▸ **Prompt**: Check every line of the entries for "this", and copy the lines that hold it.

(Dataset items)
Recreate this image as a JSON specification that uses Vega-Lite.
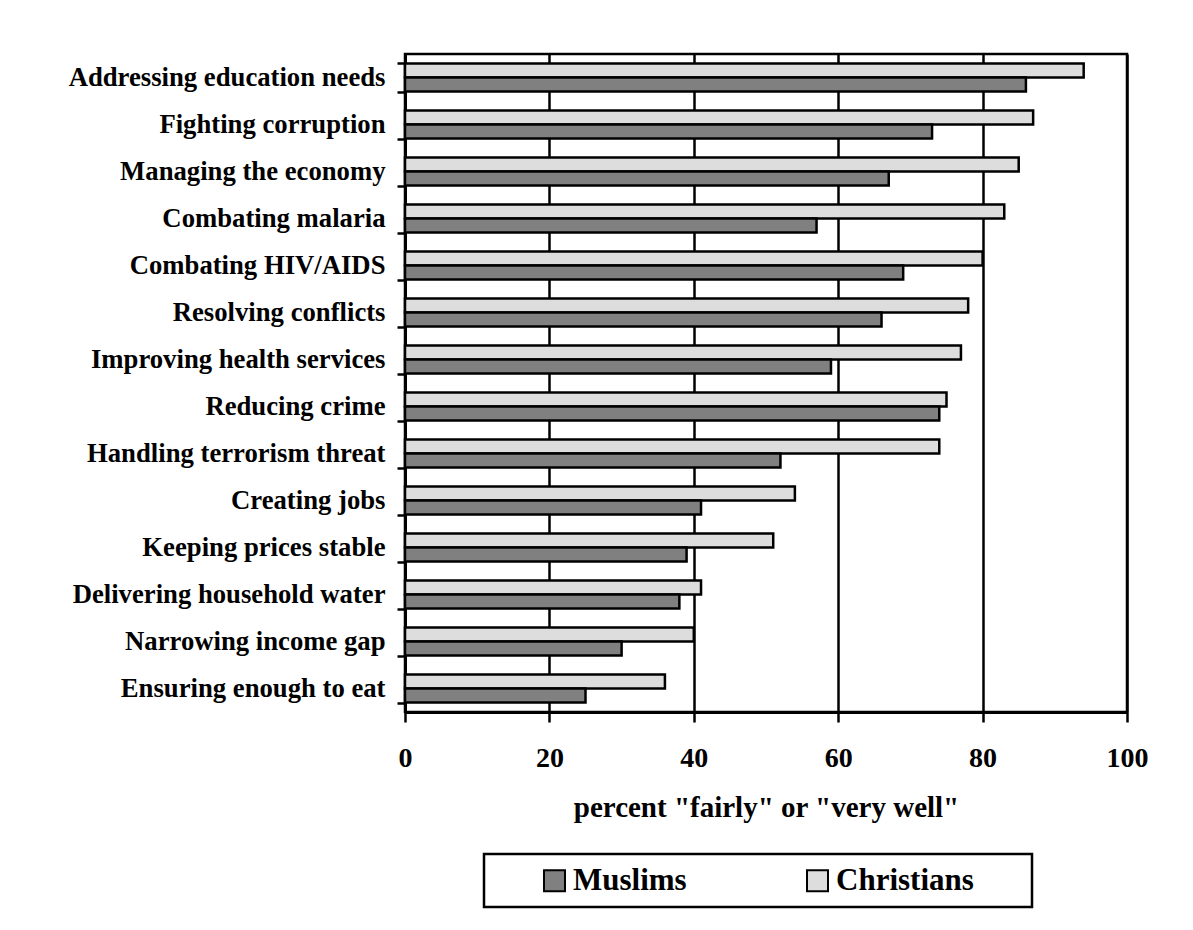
{
  "$schema": "https://vega.github.io/schema/vega-lite/v6.json",
  "autosize": "none",
  "width": 722,
  "height": 658,
  "padding": {"left": 405, "top": 54, "right": 66, "bottom": 218},
  "background": "white",
  "config": {
    "view": {"stroke": "black", "strokeWidth": 2.5},
    "font": "Liberation Serif"
  },
  "data": {
    "values": [
      {"issue": "Addressing education needs", "group": "Christians", "pct": 94},
      {"issue": "Addressing education needs", "group": "Muslims", "pct": 86},
      {"issue": "Fighting corruption", "group": "Christians", "pct": 87},
      {"issue": "Fighting corruption", "group": "Muslims", "pct": 73},
      {"issue": "Managing the economy", "group": "Christians", "pct": 85},
      {"issue": "Managing the economy", "group": "Muslims", "pct": 67},
      {"issue": "Combating malaria", "group": "Christians", "pct": 83},
      {"issue": "Combating malaria", "group": "Muslims", "pct": 57},
      {"issue": "Combating HIV/AIDS", "group": "Christians", "pct": 80},
      {"issue": "Combating HIV/AIDS", "group": "Muslims", "pct": 69},
      {"issue": "Resolving conflicts ", "group": "Christians", "pct": 78},
      {"issue": "Resolving conflicts ", "group": "Muslims", "pct": 66},
      {"issue": "Improving health services", "group": "Christians", "pct": 77},
      {"issue": "Improving health services", "group": "Muslims", "pct": 59},
      {"issue": "Reducing crime", "group": "Christians", "pct": 75},
      {"issue": "Reducing crime", "group": "Muslims", "pct": 74},
      {"issue": "Handling terrorism threat", "group": "Christians", "pct": 74},
      {"issue": "Handling terrorism threat", "group": "Muslims", "pct": 52},
      {"issue": "Creating jobs", "group": "Christians", "pct": 54},
      {"issue": "Creating jobs", "group": "Muslims", "pct": 41},
      {"issue": "Keeping prices stable", "group": "Christians", "pct": 51},
      {"issue": "Keeping prices stable", "group": "Muslims", "pct": 39},
      {"issue": "Delivering household water", "group": "Christians", "pct": 41},
      {"issue": "Delivering household water", "group": "Muslims", "pct": 38},
      {"issue": "Narrowing income gap", "group": "Christians", "pct": 40},
      {"issue": "Narrowing income gap", "group": "Muslims", "pct": 30},
      {"issue": "Ensuring enough to eat", "group": "Christians", "pct": 36},
      {"issue": "Ensuring enough to eat", "group": "Muslims", "pct": 25}
    ]
  },
  "mark": {"type": "bar", "stroke": "black", "strokeWidth": 2.5},
  "encoding": {
    "y": {
      "field": "issue",
      "type": "nominal",
      "sort": null,
      "scale": {"paddingInner": 0.4, "paddingOuter": 0.2},
      "axis": {
        "title": null,
        "domainColor": "black",
        "domainWidth": 3,
        "tickColor": "black",
        "tickWidth": 2.5,
        "tickSize": 8,
        "tickBand": "extent",
        "labelFont": "Liberation Serif",
        "labelFontWeight": "bold",
        "labelFontSize": 26.7,
        "labelColor": "black",
        "labelPadding": 12,
        "labelLimit": 400,
        "grid": false
      }
    },
    "yOffset": {
      "field": "group",
      "type": "nominal",
      "scale": {"domain": ["Christians", "Muslims"], "paddingInner": 0, "paddingOuter": 0}
    },
    "x": {
      "field": "pct",
      "type": "quantitative",
      "scale": {"domain": [0, 100], "nice": false},
      "axis": {
        "title": "percent \"fairly\" or \"very well\"",
        "values": [0, 20, 40, 60, 80, 100],
        "domainColor": "black",
        "domainWidth": 3,
        "tickColor": "black",
        "tickWidth": 2.5,
        "tickSize": 10,
        "labelFont": "Liberation Serif",
        "labelFontWeight": "bold",
        "labelFontSize": 28,
        "labelColor": "black",
        "labelPadding": 22,
        "labelFlush": false,
        "grid": true,
        "gridColor": "black",
        "gridWidth": 2.5,
        "gridOpacity": 1,
        "titleFont": "Liberation Serif",
        "titleFontWeight": "bold",
        "titleFontSize": 29,
        "titleColor": "black",
        "titlePadding": 21
      }
    },
    "fill": {
      "field": "group",
      "type": "nominal",
      "scale": {"domain": ["Muslims", "Christians"], "range": ["#808080", "#dddddd"]},
      "legend": {
        "orient": "none",
        "legendX": 79,
        "legendY": 800,
        "direction": "horizontal",
        "title": "\u200b\u00a0\u00a0\u00a0\u00a0\u00a0\u200b",
        "titleOrient": "left",
        "titleFont": "Liberation Serif",
        "titleFontSize": 31,
        "titlePadding": 5,
        "symbolType": "square",
        "symbolSize": 441,
        "symbolStrokeColor": "black",
        "symbolStrokeWidth": 2,
        "symbolOpacity": 1,
        "labelFont": "Liberation Serif",
        "labelFontWeight": "bold",
        "labelFontSize": 31,
        "labelColor": "black",
        "labelOffset": 3,
        "labelLimit": 400,
        "labelExpr": "datum.label == 'Christians' ? datum.label + '\u00a0\u00a0\u00a0\u00a0\u00a0\u00a0\u200b' : datum.label",
        "columnPadding": 115,
        "padding": 11,
        "strokeColor": "black",
        "fillColor": "white",
        "encode": {"legend": {"update": {"strokeWidth": {"value": 2.5}}}}
      }
    }
  }
}
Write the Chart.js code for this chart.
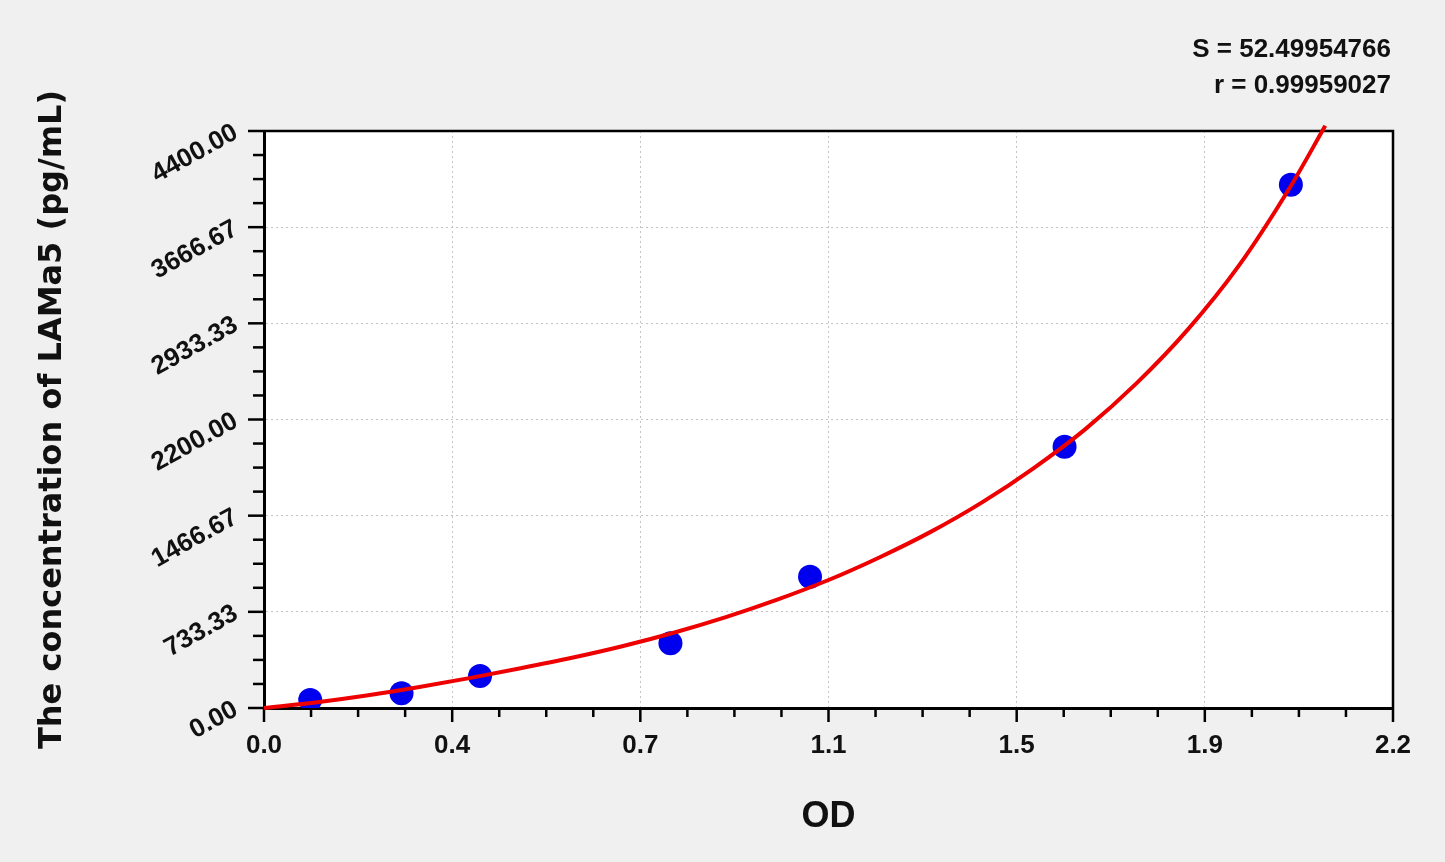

▸ **Reply**:
Recreate this image as a JSON specification that uses Vega-Lite.
Write the Chart.js code for this chart.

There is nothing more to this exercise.